To survive, syndicators need to earn a profit and create a win-win scenario for both the GPs and LPs. A refinance is something that an LP should look forward to and not fear, so let's clear up the confusion by showing an example.

Refinance Scenario:

When a refinance occurs, speaking for our company, the limited partners stay invested in the deal. The total amount they receive from the preferred return distributions does drop because they are now earning their preferred return on the less principal they have in the deal. Their equity split – let's assume a 70/30 split – remains; thus, they still receive 70% of the profits.


Example:


If you invested $100,000 with an 8% preferred return, you'd expect to receive $8000 annually. After a refinance- let's propose a 30% return of capital - you are returned $30,000, so you have $70,000 of your original principal invested in the deal. The preferred return is 8% on the remaining $70,000, or $5,600. You can still earn above the 8% preferred, but whatever remains is split 70/30 with a General Partners.


If you earned $7000 in a year, the first $5600 would be your 8% pref ($5600 ÷ $70,000 = 8%). The remaining $1400 would be your 70% cut/split of the remaining cash flow.


The COC percentage increases since you have less money in the deal:

$7000 ÷ $100,000 (original investment) = 7% COC

$7000 ÷ $70,000 (after 30% return of capital) = 10% COC


Note: This is the same reason COC% "gets juiced" by including a refinance into underwriting. Be cautious of any deal that provides for a refinance into the underwriting, as they are hard to predict (what will the interest rate be at the time of the refinance, and how much capital will be returned?). There are too many unknowns.


Limited Partners Stay in the Deal


Since the refinance doesn't affect the profit splits, you'll still get your 70% split of the profits after a sale. So if there were $10M profit after a sale, $7M would go to the LPs. It is important to remember that you can redeploy the returned $30,000, increasing your velocity of money. Not only are you still in the original deal, but now capital has been freed up to invest in more opportunities.

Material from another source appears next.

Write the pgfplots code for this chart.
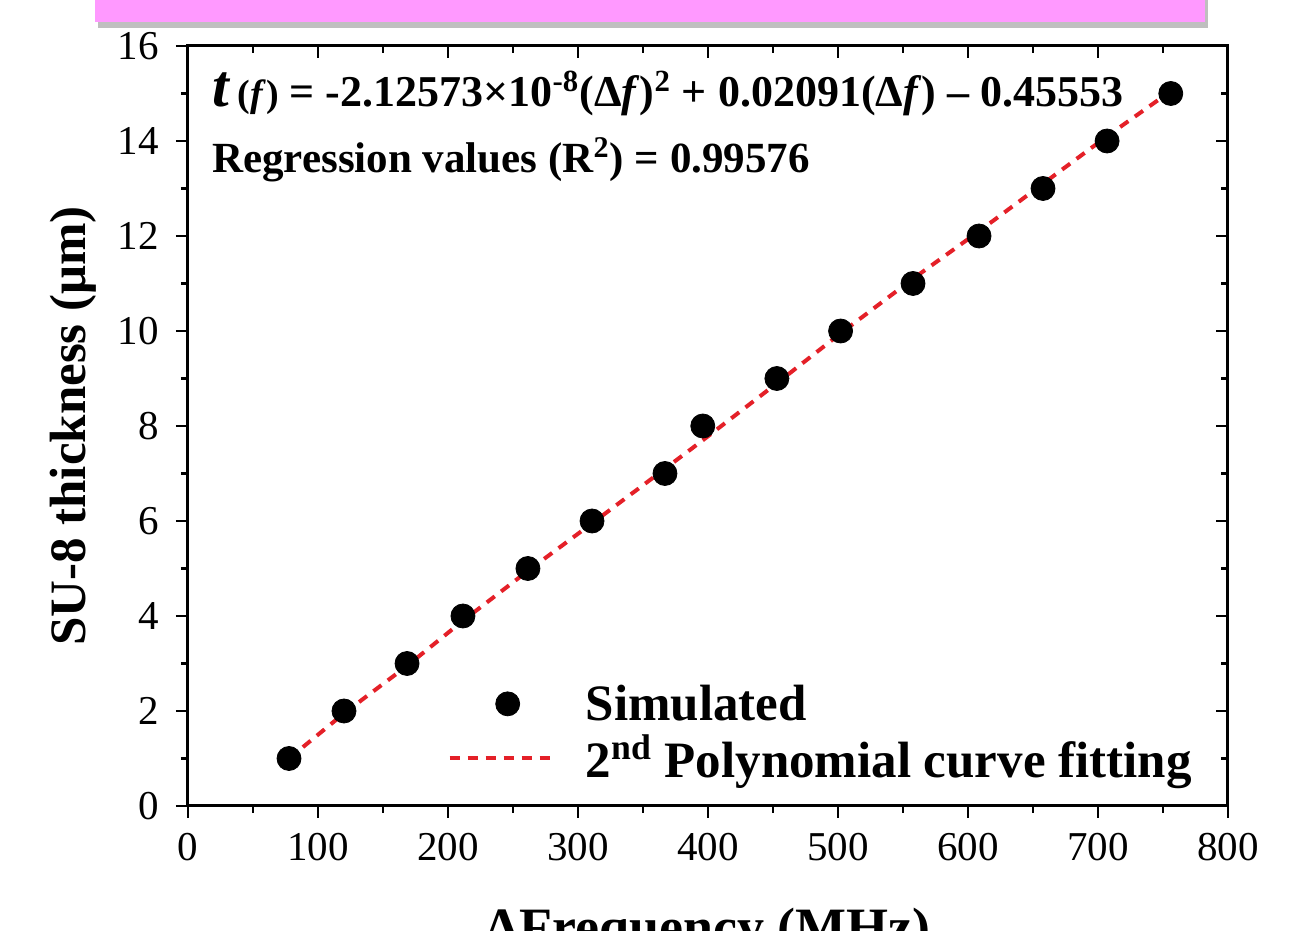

If your shares are being diluted by getting paid back, it is time to find another deal. I advise asking the sponsor of any syndication how they handle a refinance before you commit to the agreement. Have them explain it in writing if not described in the operating agreement.


Again, it is problematic that people can get away with that, but the stories may be true. The good news is that most operators handle refinancing, as I described in my example. Like with any investment opportunity, some due diligence on your part will yield the truth. Don't fear the refinance; embrace it.